Here is the story of one such partnership.

Osaro Igbinomwanhia, Ph.D.
Professor & Coordinator, International Business Management (BBA-IBM)

My COIL project was on the Intercultural Prototypical Attributes for Effective Leadership, where Level 1 students in the BBA – International Business Management Program collaborated with students in the BA – International Relations program from the Universidad Autonoma de Guadalajara (UAG), and students in the BA – English Language Teaching Program from the Universidad Autonoma de Chiapas (UNACH) both in Mexico. The students collaborated to identify and compare prototypical leadership attributes in the Canadian and Mexican cultural contexts, identify intercultural prototypical attributes, and then identify leaders who represented the prototypes in the Canadian, Mexican, and international contexts. Leadership being within the organizational behaviour subject area, I came up with the idea of the project and together with my faculty collaborators from Mexico, we developed and implemented a 5-week COIL module.

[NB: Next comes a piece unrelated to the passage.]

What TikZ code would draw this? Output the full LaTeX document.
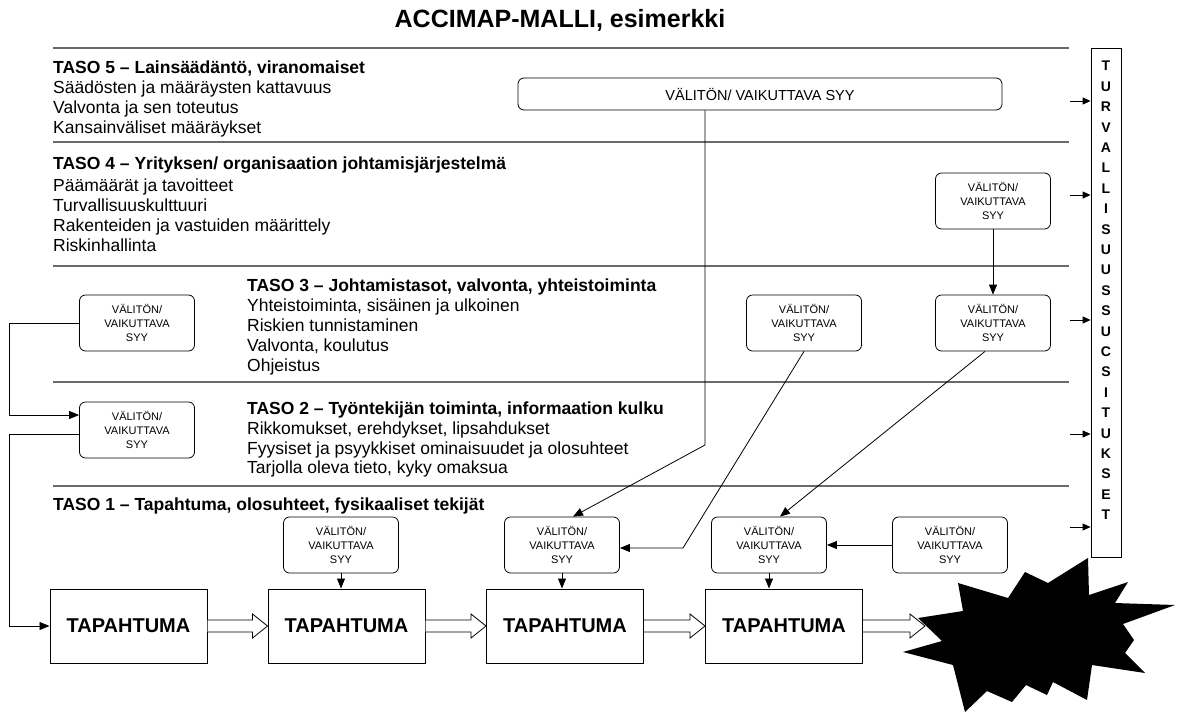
\documentclass[tikz,border=0pt]{standalone}
\usepackage{fontspec}
\setmainfont{Liberation Sans}
\usetikzlibrary{arrows.meta}
\definecolor{sepgray}{HTML}{6a6a6a}
\begin{document}
\begin{tikzpicture}[x=1pt,y=-1pt,
  sepline/.style={draw=sepgray,line width=1.2pt},
  topline/.style={draw=sepgray,line width=2.2pt},
  cause/.style={draw,line width=0.8pt,rounded corners=6pt,minimum width=115pt,minimum height=56pt,align=center,inner sep=0pt,font=\fontsize{11}{14}\selectfont},
  bigcause/.style={draw,line width=0.8pt,rounded corners=6pt,minimum width=484pt,minimum height=32pt,inner sep=0pt,font=\fontsize{14.5}{16}\selectfont},
  event/.style={draw,line width=1pt,minimum width=157pt,minimum height=74pt,inner sep=0pt,font=\bfseries\fontsize{20}{24}\selectfont},
  arr/.style={-{Triangle[length=10pt,width=8pt]},line width=0.8pt},
  sarr/.style={-{Triangle[length=8pt,width=7pt]},line width=0.8pt},
  hollow/.style={draw,line width=0.8pt,fill=white},
  lvl/.style={anchor=base west,inner sep=0pt,font=\fontsize{17.5}{20}\selectfont},
  hdr/.style={anchor=base west,inner sep=0pt,font=\bfseries\fontsize{17.5}{20}\selectfont}
]
\useasboundingbox (0,0) rectangle (1178,713);

% title
\node[font=\bfseries\fontsize{25}{28}\selectfont] (title) at (560,20) {ACCIMAP-MALLI, esimerkki};

% separators
\draw[topline] (53,48) -- (1069,48);
\draw[sepline] (53,142) -- (1069,142);
\draw[sepline] (53,266) -- (1069,266);
\draw[sepline] (53,382) -- (1069,382);
\draw[sepline] (53,486) -- (1069,486);

% level texts
\node[hdr] (h5) at (53,73) {TASO 5 – Lainsäädäntö, viranomaiset};
\node[lvl] (t5a) at (53,93) {Säädösten ja määräysten kattavuus};
\node[lvl] (t5b) at (53,113) {Valvonta ja sen toteutus};
\node[lvl] (t5c) at (53,133) {Kansainväliset määräykset};

\node[hdr] (h4) at (53,169) {TASO 4 – Yrityksen/ organisaation johtamisjärjestelmä};
\node[lvl] (t4a) at (53,191) {Päämäärät ja tavoitteet};
\node[lvl] (t4b) at (53,211) {Turvallisuuskulttuuri};
\node[lvl] (t4c) at (53,231) {Rakenteiden ja vastuiden määrittely};
\node[lvl] (t4d) at (53,251) {Riskinhallinta};

\node[hdr] (h3) at (247,291) {TASO 3 – Johtamistasot, valvonta, yhteistoiminta};
\node[lvl] (t3a) at (247,311) {Yhteistoiminta, sisäinen ja ulkoinen};
\node[lvl] (t3b) at (247,331) {Riskien tunnistaminen};
\node[lvl] (t3c) at (247,351) {Valvonta, koulutus};
\node[lvl] (t3d) at (247,371) {Ohjeistus};

\node[hdr] (h2) at (247,414) {TASO 2 – Työntekijän toiminta, informaation kulku};
\node[lvl] (t2a) at (247,434) {Rikkomukset, erehdykset, lipsahdukset};
\node[lvl] (t2b) at (247,454) {Fyysiset ja psyykkiset ominaisuudet ja olosuhteet};
\node[lvl] (t2c) at (247,473) {Tarjolla oleva tieto, kyky omaksua};

\node[hdr] (h1) at (53,510) {TASO 1 – Tapahtuma, olosuhteet, fysikaaliset tekijät};

% cause boxes
\node[bigcause] (big) at (760,94) {VÄLITÖN/ VAIKUTTAVA SYY};
\node[cause] (c4) at (993,201) {VÄLITÖN/\\VAIKUTTAVA\\SYY};
\node[cause] (c3L) at (137,323) {VÄLITÖN/\\VAIKUTTAVA\\SYY};
\node[cause] (c3M) at (804,323) {VÄLITÖN/\\VAIKUTTAVA\\SYY};
\node[cause] (c3R) at (993,323) {VÄLITÖN/\\VAIKUTTAVA\\SYY};
\node[cause] (c2L) at (137,430) {VÄLITÖN/\\VAIKUTTAVA\\SYY};
\node[cause] (c1a) at (341,545) {VÄLITÖN/\\VAIKUTTAVA\\SYY};
\node[cause] (c1b) at (562,545) {VÄLITÖN/\\VAIKUTTAVA\\SYY};
\node[cause] (c1c) at (769,545) {VÄLITÖN/\\VAIKUTTAVA\\SYY};
\node[cause] (c1d) at (950,545) {VÄLITÖN/\\VAIKUTTAVA\\SYY};

% event boxes
\node[event] (e1) at (128.5,626) {TAPAHTUMA};
\node[event] (e2) at (346.5,626) {TAPAHTUMA};
\node[event] (e3) at (565,626) {TAPAHTUMA};
\node[event] (e4) at (784,626) {TAPAHTUMA};

% starburst
\fill[black] (918,618) -- (963,611) -- (958,583) -- (1008,598) -- (1025,572) -- (1048,583)
  -- (1088,558) -- (1089,595) -- (1128,582) -- (1115,603) -- (1175,605) -- (1123,624)
  -- (1134,640) -- (1125,653) -- (1145,673) -- (1092,665) -- (1087,700) -- (1053,682)
  -- (1047,695) -- (1026,685) -- (1012,702) -- (987,691) -- (965,712) -- (953,665)
  -- (903,652) -- (942,641) -- cycle;

% hollow arrows between events
\coordinate (btip) at (925,626);
\foreach \a/\b in {e1/e2,e2/e3,e3/e4}{
  \draw[hollow] ([yshift=6pt]\a.east) -- ([xshift=-15pt,yshift=6pt]\b.west) -- ([xshift=-15pt,yshift=12pt]\b.west)
    -- (\b.west) -- ([xshift=-15pt,yshift=-12pt]\b.west) -- ([xshift=-15pt,yshift=-6pt]\b.west) -- ([yshift=-6pt]\a.east);
}
\draw[hollow] ([yshift=6pt]e4.east) -- ([xshift=-15pt,yshift=6pt]btip) -- ([xshift=-15pt,yshift=12pt]btip)
    -- (btip) -- ([xshift=-15pt,yshift=-12pt]btip) -- ([xshift=-15pt,yshift=-6pt]btip) -- ([yshift=-6pt]e4.east);

% recommendation box
\node[draw,line width=0.8pt,minimum width=30pt,minimum height=509pt,anchor=north,inner sep=0pt] (rec) at (1106,48) {};
\node[anchor=north,inner sep=0pt,align=center,font=\bfseries\fontsize{14}{20.4}\selectfont] (rectext) at (1106,61)
  {T\\U\\R\\V\\A\\L\\L\\I\\S\\U\\U\\S\\S\\U\\C\\S\\I\\T\\U\\K\\S\\E\\T};

% arrows into recommendation box
\foreach \yy [count=\i] in {101,195,320,434,527}{
  \coordinate (r\i) at (1070,\yy);
  \draw[sarr] (r\i) -- (rec.west |- r\i);
}

% connectors
\coordinate (k1) at (705,445);
\draw[arr] (big.south -| k1) -- (k1) -- ([xshift=11pt]c1b.north);
\coordinate (k2) at (683,548);
\draw[arr] (c3M.south) -- (k2) -- (c1b.east |- k2);
\draw[arr] ([xshift=-8pt]c3R.south) -- ([xshift=11pt]c1c.north);
\draw[arr] (c1d.west) -- (c1c.east);
\draw[arr] (c4.south) -- (c3R.north);
\draw[arr] (c1a.south) -- (e2.north -| c1a.south);
\draw[arr] (c1b.south) -- (e3.north -| c1b.south);
\draw[arr] (c1c.south) -- (e4.north -| c1c.south);

\coordinate (lx) at (9,0);
\coordinate (k4) at (0,415);
\coordinate (k5) at (0,434);
\draw[arr] (c3L.west) -- (c3L.west -| lx) -- (lx |- k4) -- (c2L.west |- k4);
\draw[arr] (c2L.west |- k5) -- (lx |- k5) -- (lx |- e1.west) -- (e1.west);
\end{tikzpicture}
\end{document}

It was a great experience working with faculty and students from other countries. My students were particularly excited to meet students from other countries and share perspectives beyond the project. They gained intercultural understanding and awareness, learned about leadership from a different perspective, and improved intercultural communication skills. As one of my students put it, “This was a fun and fascinating project. Learning about leaders from different countries gave me a chance to learn about new cultures. Also, the opportunity to work with people from another country was great.” Professionally, there were tremendous opportunities to expand my intercultural awareness and understanding starting with the workshop on “Assessing and Developing Intercultural Competence: The Intercultural Development Inventory for COIL Participantsdelivered by Teaching and Learning Centre, the 4-week COIL workshop that included faculty from other countries, working with my COIL partners all through the ‘COILing’ cycle, to attending a COIL conference in Mexico! On top of all these great experiences, my students received two certificates of participation (from Mexico and Conestoga), and I got two too! 

Were there challenges? Of course! But they were not insurmountable. Some of the challenges were the different time zones between Canada and Mexico which required some creativity around synchronous class scheduling. In addition, the different country laws on data protection, differences in learning management systems, misunderstanding of instructions around deliverables, and of course, unequal level of commitment by students were also present.

What were the lessons learned? First, flexibility is key. To succeed, faculty should be flexible and adapt to changes because unplanned things will happen. Secondly, they should be aware that it might take longer for students to connect, so continuous support is essential. Thirdly, faculty partners should meet regularly during the module implementation to check for any possible misunderstandings on the part of the students and intervene as early as possible. And lastly, it might be useful to use a team rubric to encourage participation.

COILing requires considerable commitment from faculty through planning and implementation but the benefits to students and faculty make the commitment worthwhile. If you start, you never want to stop!